A few investment-grade Australian corporates, such as Rio Tinto, placed bonds in the US dollar market for terms ranging from 5 to 29 years, which is difficult to achieve in the domestic corporate bond market. Origin Energy issued a 10-year bond, raising US$500 million that will be used to help fund the company's Australia Pacific coal seam gas to LNG project. Fortescue, which is below investment grade, raised US$1.5 billion in an 8-year private placement. Corporate bond spreads have widened by around 50 basis points since the previous Statement reflecting increased risk aversion (Graph 4.17).

Intermediated business credit grew at an annualised rate of around 2 per cent over the September quarter. The increase in business credit was driven by a rise in the value of foreign currency denominated lending, some of which was a consequence of the depreciation of the Australian dollar. Approvals for syndicated loans were solid over the September quarter, at almost $24 billion. The number of syndicated loan approvals has been rising slowly since the end of 2008, although the value of approvals has remained steady. The majority of syndicated lending has been for capital and general corporate expenditure.

Net corporate external funding increased in the September quarter with small increases in all three components (Graph 4.18).

The cost of intermediated business borrowing has fallen over the past three months, mainly reflecting a decline in market benchmark rates. Indicator rates on new fixed-rate business loans have fallen by around 60 basis points since July, while indicator rates on new variable-rate loans were largely unchanged at the end of October. The average rate on banks' outstanding lending to large business fell by 16 basis points over the three months to the end of October, to be only slightly above its post-1996 average (Graph 4.19). The average rate on outstanding small business loans was little changed at 8.4 per cent, about 30 basis points above its post-1996 average.

Listed corporates' balance sheets continued to expand marginally in the June half of 2011 and gearing ratios declined further, to reach their lowest level since the early 1980s. Book value gearing – the ratio of debt to the book value of shareholders' equity – declined to 46 per cent, well below the cyclical peak of over 80 per cent in December 2008 (Graph 4.20).

The decline in leverage reflected a small rise in equity – due to higher retained profits – but was mainly driven by debt restructuring by some prominent real estate and infrastructure companies. The restructuring of Centro Properties Group contributed to a 15 percentage point reduction in the gearing ratio of real estate companies, which now stands at around the levels of the mid 2000s. Resource company gearing rose marginally as a result of acquisitions by Rio Tinto and Origin Energy that were partly funded by debt. BHP and Rio Tinto's buyback operations also contributed, as did BHP's purchase in cash of Chesapeake Energy for US$4.7 billion.

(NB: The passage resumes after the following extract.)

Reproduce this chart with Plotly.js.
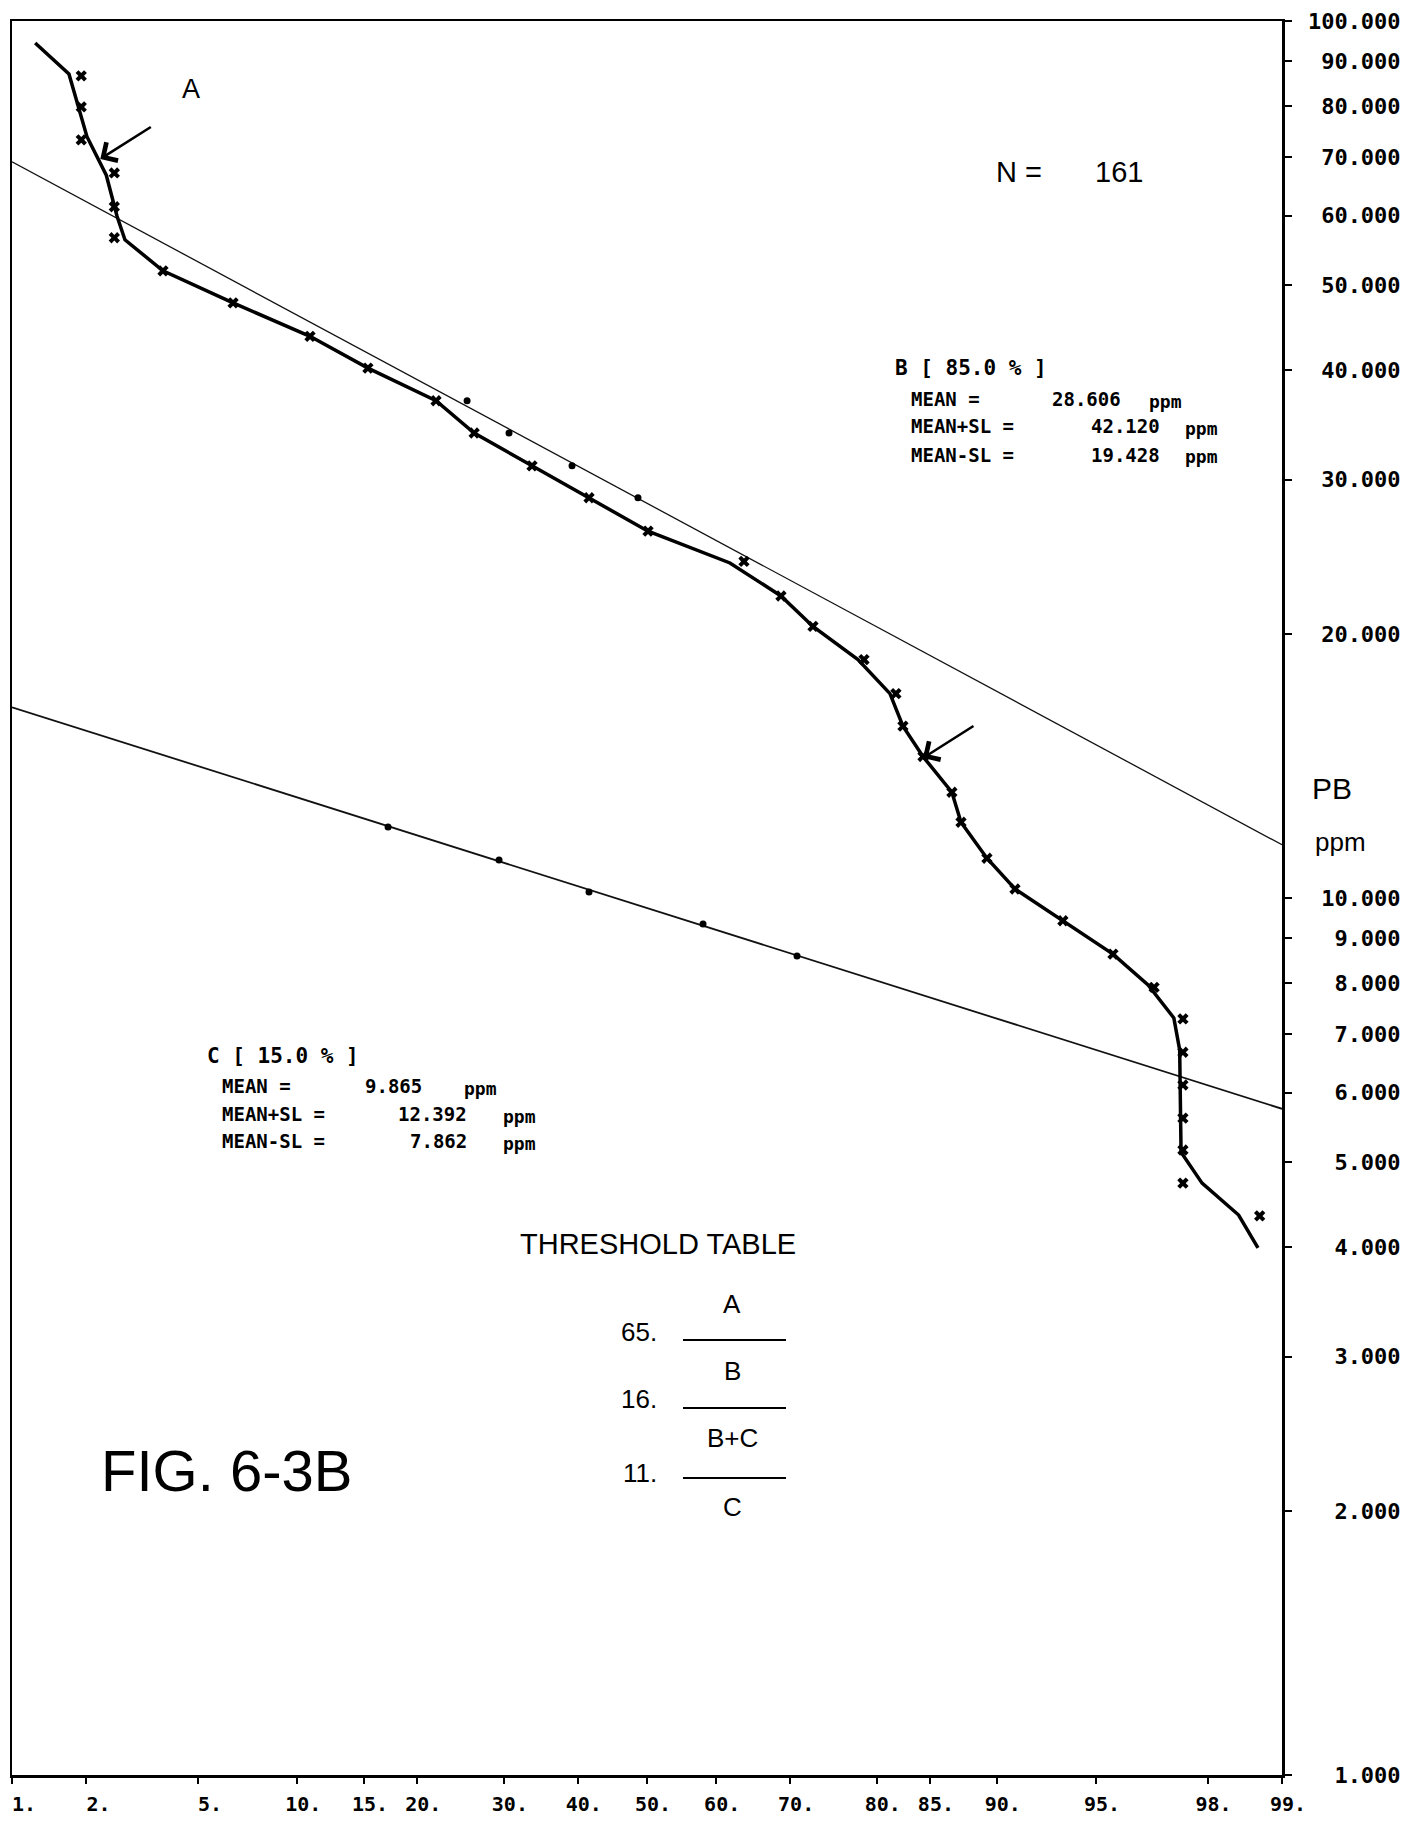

Gearing in other sectors was marginally higher.

Aggregate Credit

Total outstanding credit grew at an annualised rate of around 4 per cent over the September quarter, with moderate growth in household credit and a small increase in business credit (Table 4.2). Growth in broad money was considerably stronger than growth in credit, reflecting a preference by households and businesses to hold their assets in deposits, particularly given the uncertainty surrounding equity markets.

Equity Markets

The intensification of European sovereign debt concerns and uncertainty over the pace of the global recovery weighed heavily on the local share market in August and September (Graph 4.21). Volatility increased significantly to levels last seen during the financial crisis. Resource stocks, which have a weight of around one-third in the ASX 200, fell by 18 per cent over August and September as commodity prices declined (Graph 4.22). However, with global growth concerns dissipating somewhat, resource stocks have subsequently rebounded and are now 10 per cent lower than they were three months ago. The ASX 200 is currently around 16 per cent below its peak in April this year.

Share prices of financials have risen by 4 per cent since the previous Statement. Share prices of commercial banks have led the financial sector, while diversified financials have fallen as analysts have downgraded their earnings forecasts for the larger institutions. Some insurance groups also experienced large falls on the back of concerns over the impact of lower domestic and global interest rates on future investment income.

Profits announced by ASX 200 listed companies during the recent reporting season rose substantially over the year, broadly matching expectations. Underlying profits – which exclude significant items and asset revaluations/sales – rose by 20 per cent in the June half of 2011 from the corresponding period in 2010. Profits were stronger across most sectors, although the resource sector made the largest contribution to the increase in aggregate profits. Bolstered by higher commodity prices, resource profits rose 25 per cent from the same period in 2010, but declined by 10 per cent from their record level in the December half of 2010, reflecting the impact of weather-related disruptions to production, cost increases and currency valuation effects (Graph 4.23).

Financials' profits rose by 16 per cent from the June half of 2010, with real estate companies' profits rising by 34 per cent compared with their depressed levels in the June half of 2010. Profits at insurance companies increased by 28 per cent from the June half of 2010 with a few large companies driving most of the improvement on the back of acquisitions and a reassessment of claims such as those stemming from natural disasters. The profits of other companies rose by 15 per cent, but have been broadly steady for the past few years.

With share prices having declined and profits strong, price earnings ratios for Australian companies are well their below long-run averages. Similarly, dividend yields have risen. Aggregate dividends in the first half of 2011 were marginally higher than those over recent reporting periods. New announcements of buybacks, which were very large in the second half of 2010, declined sharply in the June half of 2011, causing a substantial decline in total shareholder distributions – the sum of buybacks and aggregate dividends. This was driven by the large mining companies. Rio Tinto announced that it would increase its buyback program by US$2 billion, while BHP did not announce any new buyback commitments as it proceeds with completing some large acquisitions.

There has been around $10 billion of merger and acquisition activity announced over the past three months, comprised of a number of small deals. The board of Fosters has recommended that its shareholders accept an improved offer of $10.7 billion from SABMiller when they vote on the proposed takeover in December. Peabody Energy has acquired a majority stake in Macarthur Coal after shareholders accepted a $4.9 billion bid for the company.